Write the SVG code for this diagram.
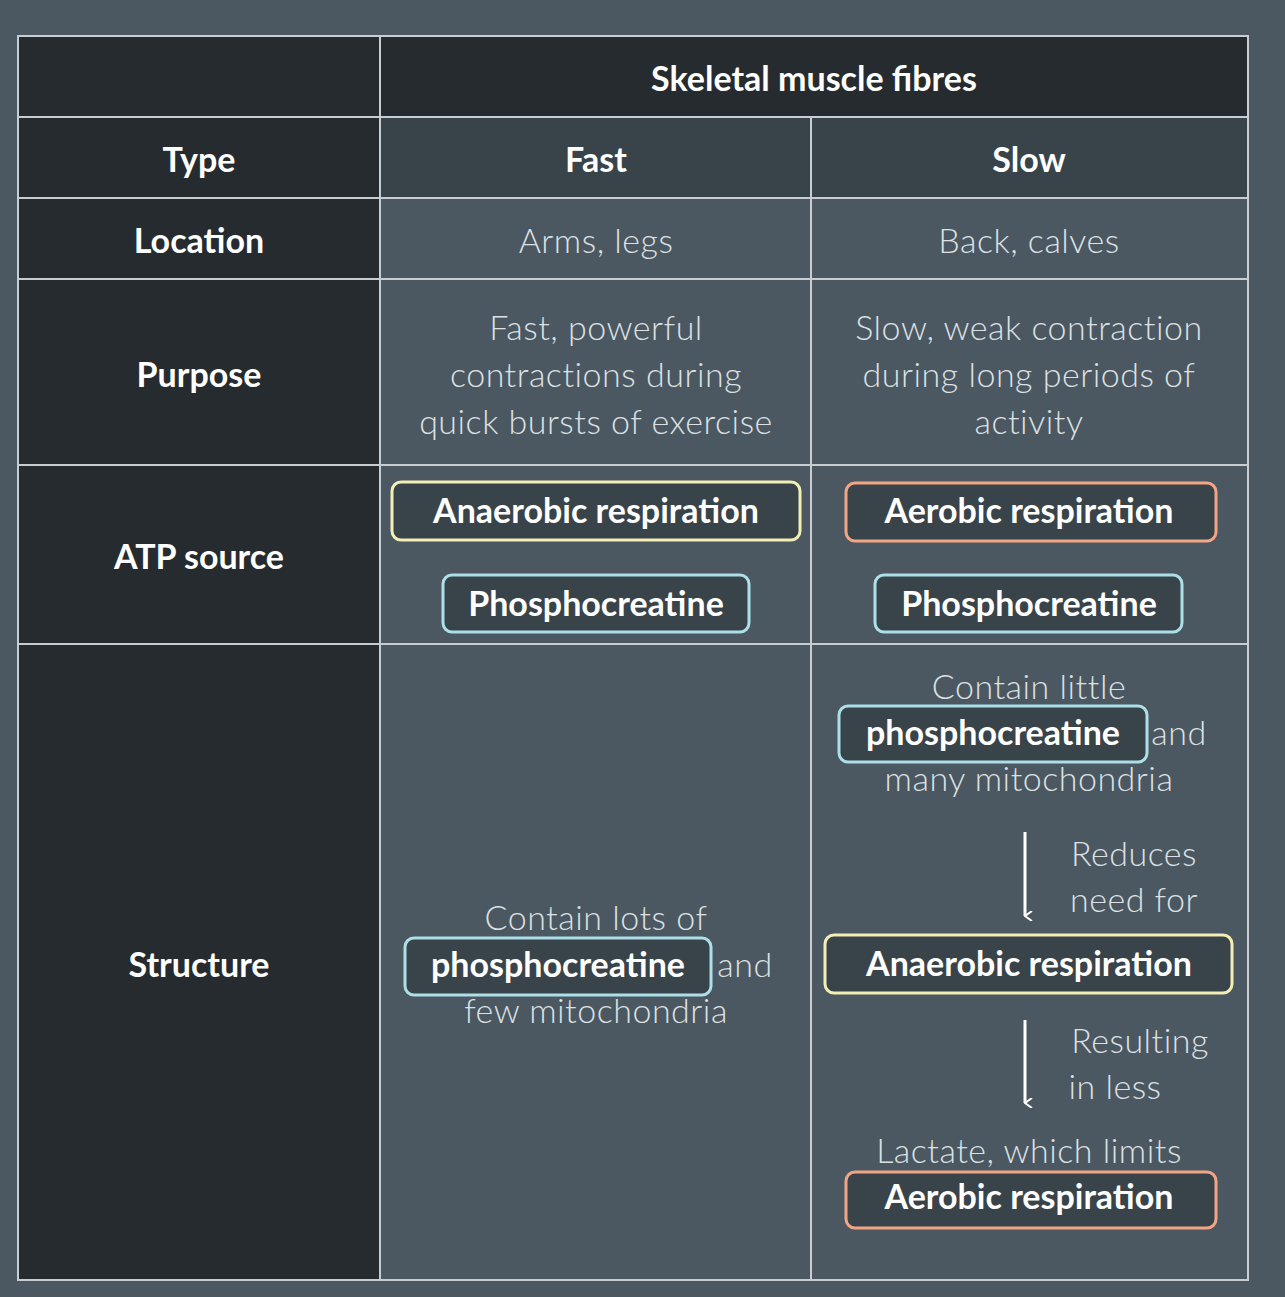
<svg xmlns="http://www.w3.org/2000/svg" width="1285" height="1297" viewBox="0 0 1285 1297">
<defs>
<style>
.dk{fill:#252b2e}.md{fill:#38434a}.bd{fill:#4b5861}
.h{font-family:Lato,"Open Sans",sans-serif;font-weight:700;font-size:34px;fill:#fff;text-anchor:middle}
.t{font-family:Lato,"Open Sans",sans-serif;font-weight:300;font-size:34px;fill:#dde1e4;text-anchor:middle;letter-spacing:0.5px}
.b{font-family:Lato,"Open Sans",sans-serif;font-weight:700;font-size:34px;fill:#fff;text-anchor:middle}
.y{fill:#38434a;stroke:#f3eeb4;stroke-width:3}
.o{fill:#38434a;stroke:#f2a584;stroke-width:3}
.c{fill:#38434a;stroke:#acdfe8;stroke-width:3}
.g{stroke:#c9cdd1;stroke-width:2;fill:none}
</style>
<marker id="ar" viewBox="0 0 10 10" refX="5" refY="9" markerWidth="10" markerHeight="10" orient="auto-start-reverse" markerUnits="userSpaceOnUse"><path d="M0,2 L5,9 L10,2" fill="none" stroke="#fff" stroke-width="2"/></marker>
</defs>
<rect width="1285" height="1297" fill="#4b5861"/>
<g id="cells">
<rect class="dk" x="18" y="36" width="1230" height="81"/>
<rect class="dk" x="18" y="117" width="362" height="1163"/>
<rect class="md" x="380" y="117" width="868" height="81"/>
</g>
<g id="grid" class="g">
<rect x="18" y="36" width="1230" height="1244"/>
<line x1="380" y1="36" x2="380" y2="1280"/>
<line x1="811" y1="117" x2="811" y2="1280"/>
<line x1="18" y1="117" x2="1248" y2="117"/>
<line x1="18" y1="198" x2="1248" y2="198"/>
<line x1="18" y1="279" x2="1248" y2="279"/>
<line x1="18" y1="465" x2="1248" y2="465"/>
<line x1="18" y1="644" x2="1248" y2="644"/>
</g>
<g id="headers">
<text class="h" x="814" y="91">Skeletal muscle fibres</text>
<text class="h" x="199" y="172">Type</text>
<text class="h" x="596" y="172">Fast</text>
<text class="h" x="1029" y="172">Slow</text>
<text class="h" x="199" y="253">Location</text>
<text class="h" x="199" y="387">Purpose</text>
<text class="h" x="199" y="569">ATP source</text>
<text class="h" x="199" y="977">Structure</text>
</g>
<g id="location">
<text class="t" x="596" y="253">Arms, legs</text>
<text class="t" x="1029" y="253">Back, calves</text>
</g>
<g id="purpose">
<text class="t" x="596" y="340">Fast, powerful</text>
<text class="t" x="596" y="387">contractions during</text>
<text class="t" x="596" y="434">quick bursts of exercise</text>
<text class="t" x="1029" y="340">Slow, weak contraction</text>
<text class="t" x="1029" y="387">during long periods of</text>
<text class="t" x="1029" y="434">activity</text>
</g>
<g id="atp">
<rect class="y" x="392" y="482" width="408" height="58" rx="9"/>
<text class="b" x="596" y="523">Anaerobic respiration</text>
<rect class="o" x="846" y="483" width="370" height="58" rx="9"/>
<text class="b" x="1029" y="523">Aerobic respiration</text>
<rect class="c" x="443" y="575" width="306" height="57" rx="9"/>
<text class="b" x="596" y="616">Phosphocreatine</text>
<rect class="c" x="875" y="575" width="307" height="57" rx="9"/>
<text class="b" x="1029" y="616">Phosphocreatine</text>
</g>
<g id="structure-fast">
<text class="t" x="596" y="930">Contain lots of</text>
<rect class="c" x="405" y="938" width="306" height="57" rx="9"/>
<text class="b" x="558" y="977">phosphocreatine</text>
<text class="t" x="745" y="977">and</text>
<text class="t" x="596" y="1023">few mitochondria</text>
</g>
<g id="structure-slow">
<text class="t" x="1029" y="699">Contain little</text>
<rect class="c" x="839" y="706" width="308" height="56" rx="9"/>
<text class="b" x="993" y="745">phosphocreatine</text>
<text class="t" x="1179" y="745">and</text>
<text class="t" x="1029" y="791">many mitochondria</text>
<text class="t" x="1134" y="866" >Reduces</text>
<text class="t" x="1134" y="912">need for</text>
<rect class="y" x="825" y="935" width="407" height="58" rx="9"/>
<text class="b" x="1029" y="976">Anaerobic respiration</text>
<text class="t" x="1140" y="1053">Resulting</text>
<text class="t" x="1115" y="1099">in less</text>
<text class="t" x="1029" y="1163">Lactate, which limits</text>
<rect class="o" x="846" y="1172" width="370" height="56" rx="9"/>
<text class="b" x="1029" y="1209">Aerobic respiration</text>
</g>
<g id="connectors" stroke="#fff" stroke-width="3">
<line x1="1025" y1="832" x2="1025" y2="916" marker-end="url(#ar)"/>
<line x1="1025" y1="1020" x2="1025" y2="1103" marker-end="url(#ar)"/>
</g>
</svg>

WHAT THE TASK REQUIRES: Copy out each line exactly, without the pictures.

COMPLETED EXERCISE:
Write the SVG code for this diagram.
<svg xmlns="http://www.w3.org/2000/svg" width="1285" height="1297" viewBox="0 0 1285 1297">
<defs>
<style>
.dk{fill:#252b2e}.md{fill:#38434a}.bd{fill:#4b5861}
.h{font-family:Lato,"Open Sans",sans-serif;font-weight:700;font-size:34px;fill:#fff;text-anchor:middle}
.t{font-family:Lato,"Open Sans",sans-serif;font-weight:300;font-size:34px;fill:#dde1e4;text-anchor:middle;letter-spacing:0.5px}
.b{font-family:Lato,"Open Sans",sans-serif;font-weight:700;font-size:34px;fill:#fff;text-anchor:middle}
.y{fill:#38434a;stroke:#f3eeb4;stroke-width:3}
.o{fill:#38434a;stroke:#f2a584;stroke-width:3}
.c{fill:#38434a;stroke:#acdfe8;stroke-width:3}
.g{stroke:#c9cdd1;stroke-width:2;fill:none}
</style>
<marker id="ar" viewBox="0 0 10 10" refX="5" refY="9" markerWidth="10" markerHeight="10" orient="auto-start-reverse" markerUnits="userSpaceOnUse"><path d="M0,2 L5,9 L10,2" fill="none" stroke="#fff" stroke-width="2"/></marker>
</defs>
<rect width="1285" height="1297" fill="#4b5861"/>
<g id="cells">
<rect class="dk" x="18" y="36" width="1230" height="81"/>
<rect class="dk" x="18" y="117" width="362" height="1163"/>
<rect class="md" x="380" y="117" width="868" height="81"/>
</g>
<g id="grid" class="g">
<rect x="18" y="36" width="1230" height="1244"/>
<line x1="380" y1="36" x2="380" y2="1280"/>
<line x1="811" y1="117" x2="811" y2="1280"/>
<line x1="18" y1="117" x2="1248" y2="117"/>
<line x1="18" y1="198" x2="1248" y2="198"/>
<line x1="18" y1="279" x2="1248" y2="279"/>
<line x1="18" y1="465" x2="1248" y2="465"/>
<line x1="18" y1="644" x2="1248" y2="644"/>
</g>
<g id="headers">
<text class="h" x="814" y="91">Skeletal muscle fibres</text>
<text class="h" x="199" y="172">Type</text>
<text class="h" x="596" y="172">Fast</text>
<text class="h" x="1029" y="172">Slow</text>
<text class="h" x="199" y="253">Location</text>
<text class="h" x="199" y="387">Purpose</text>
<text class="h" x="199" y="569">ATP source</text>
<text class="h" x="199" y="977">Structure</text>
</g>
<g id="location">
<text class="t" x="596" y="253">Arms, legs</text>
<text class="t" x="1029" y="253">Back, calves</text>
</g>
<g id="purpose">
<text class="t" x="596" y="340">Fast, powerful</text>
<text class="t" x="596" y="387">contractions during</text>
<text class="t" x="596" y="434">quick bursts of exercise</text>
<text class="t" x="1029" y="340">Slow, weak contraction</text>
<text class="t" x="1029" y="387">during long periods of</text>
<text class="t" x="1029" y="434">activity</text>
</g>
<g id="atp">
<rect class="y" x="392" y="482" width="408" height="58" rx="9"/>
<text class="b" x="596" y="523">Anaerobic respiration</text>
<rect class="o" x="846" y="483" width="370" height="58" rx="9"/>
<text class="b" x="1029" y="523">Aerobic respiration</text>
<rect class="c" x="443" y="575" width="306" height="57" rx="9"/>
<text class="b" x="596" y="616">Phosphocreatine</text>
<rect class="c" x="875" y="575" width="307" height="57" rx="9"/>
<text class="b" x="1029" y="616">Phosphocreatine</text>
</g>
<g id="structure-fast">
<text class="t" x="596" y="930">Contain lots of</text>
<rect class="c" x="405" y="938" width="306" height="57" rx="9"/>
<text class="b" x="558" y="977">phosphocreatine</text>
<text class="t" x="745" y="977">and</text>
<text class="t" x="596" y="1023">few mitochondria</text>
</g>
<g id="structure-slow">
<text class="t" x="1029" y="699">Contain little</text>
<rect class="c" x="839" y="706" width="308" height="56" rx="9"/>
<text class="b" x="993" y="745">phosphocreatine</text>
<text class="t" x="1179" y="745">and</text>
<text class="t" x="1029" y="791">many mitochondria</text>
<text class="t" x="1134" y="866" >Reduces</text>
<text class="t" x="1134" y="912">need for</text>
<rect class="y" x="825" y="935" width="407" height="58" rx="9"/>
<text class="b" x="1029" y="976">Anaerobic respiration</text>
<text class="t" x="1140" y="1053">Resulting</text>
<text class="t" x="1115" y="1099">in less</text>
<text class="t" x="1029" y="1163">Lactate, which limits</text>
<rect class="o" x="846" y="1172" width="370" height="56" rx="9"/>
<text class="b" x="1029" y="1209">Aerobic respiration</text>
</g>
<g id="connectors" stroke="#fff" stroke-width="3">
<line x1="1025" y1="832" x2="1025" y2="916" marker-end="url(#ar)"/>
<line x1="1025" y1="1020" x2="1025" y2="1103" marker-end="url(#ar)"/>
</g>
</svg>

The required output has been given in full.